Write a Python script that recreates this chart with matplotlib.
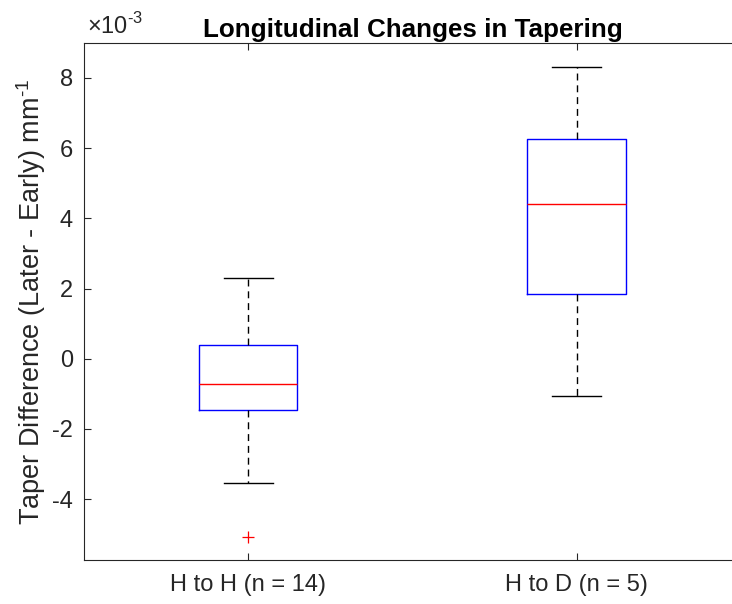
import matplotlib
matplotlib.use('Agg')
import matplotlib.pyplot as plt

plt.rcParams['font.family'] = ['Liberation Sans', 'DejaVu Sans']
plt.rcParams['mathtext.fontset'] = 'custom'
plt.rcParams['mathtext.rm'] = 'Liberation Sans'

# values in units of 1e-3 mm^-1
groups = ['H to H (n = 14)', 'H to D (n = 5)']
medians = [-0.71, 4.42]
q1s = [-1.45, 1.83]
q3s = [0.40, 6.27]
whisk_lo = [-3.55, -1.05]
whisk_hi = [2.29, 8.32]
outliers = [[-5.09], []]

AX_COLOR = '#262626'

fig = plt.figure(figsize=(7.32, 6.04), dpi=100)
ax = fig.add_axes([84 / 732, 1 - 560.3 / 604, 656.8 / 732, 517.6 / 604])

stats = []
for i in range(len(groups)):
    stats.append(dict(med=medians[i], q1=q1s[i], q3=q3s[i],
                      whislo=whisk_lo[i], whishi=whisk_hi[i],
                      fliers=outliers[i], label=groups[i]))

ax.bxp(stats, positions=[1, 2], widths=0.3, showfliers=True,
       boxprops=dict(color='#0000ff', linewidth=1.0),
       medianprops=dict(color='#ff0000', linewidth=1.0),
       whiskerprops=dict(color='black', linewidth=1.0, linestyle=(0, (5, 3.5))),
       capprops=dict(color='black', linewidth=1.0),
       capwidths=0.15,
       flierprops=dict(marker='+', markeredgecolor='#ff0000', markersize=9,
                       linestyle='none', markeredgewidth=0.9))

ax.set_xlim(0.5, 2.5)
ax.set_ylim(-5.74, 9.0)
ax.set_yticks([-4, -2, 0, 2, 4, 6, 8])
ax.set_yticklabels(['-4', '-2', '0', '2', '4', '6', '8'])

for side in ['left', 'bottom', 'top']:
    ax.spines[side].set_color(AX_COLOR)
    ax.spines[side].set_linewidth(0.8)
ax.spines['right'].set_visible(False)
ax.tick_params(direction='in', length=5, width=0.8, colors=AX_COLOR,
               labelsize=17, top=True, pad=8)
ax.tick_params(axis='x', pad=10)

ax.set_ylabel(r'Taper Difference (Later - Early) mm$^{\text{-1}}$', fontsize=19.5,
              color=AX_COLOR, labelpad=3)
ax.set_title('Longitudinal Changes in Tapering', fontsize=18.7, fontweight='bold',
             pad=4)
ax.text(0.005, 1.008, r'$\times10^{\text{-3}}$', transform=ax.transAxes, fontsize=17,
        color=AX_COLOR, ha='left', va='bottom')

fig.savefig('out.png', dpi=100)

────────────────────

● Aim of the exercise: Repeat the lines of the listing above verbatim, beginning at its first line and ending at the line containing "ax = fig.add_axes([84", which is included. Omit pictures.

● Problem solution:
Write a Python script that recreates this chart with matplotlib.
import matplotlib
matplotlib.use('Agg')
import matplotlib.pyplot as plt

plt.rcParams['font.family'] = ['Liberation Sans', 'DejaVu Sans']
plt.rcParams['mathtext.fontset'] = 'custom'
plt.rcParams['mathtext.rm'] = 'Liberation Sans'

# values in units of 1e-3 mm^-1
groups = ['H to H (n = 14)', 'H to D (n = 5)']
medians = [-0.71, 4.42]
q1s = [-1.45, 1.83]
q3s = [0.40, 6.27]
whisk_lo = [-3.55, -1.05]
whisk_hi = [2.29, 8.32]
outliers = [[-5.09], []]

AX_COLOR = '#262626'

fig = plt.figure(figsize=(7.32, 6.04), dpi=100)
ax = fig.add_axes([84 / 732, 1 - 560.3 / 604, 656.8 / 732, 517.6 / 604])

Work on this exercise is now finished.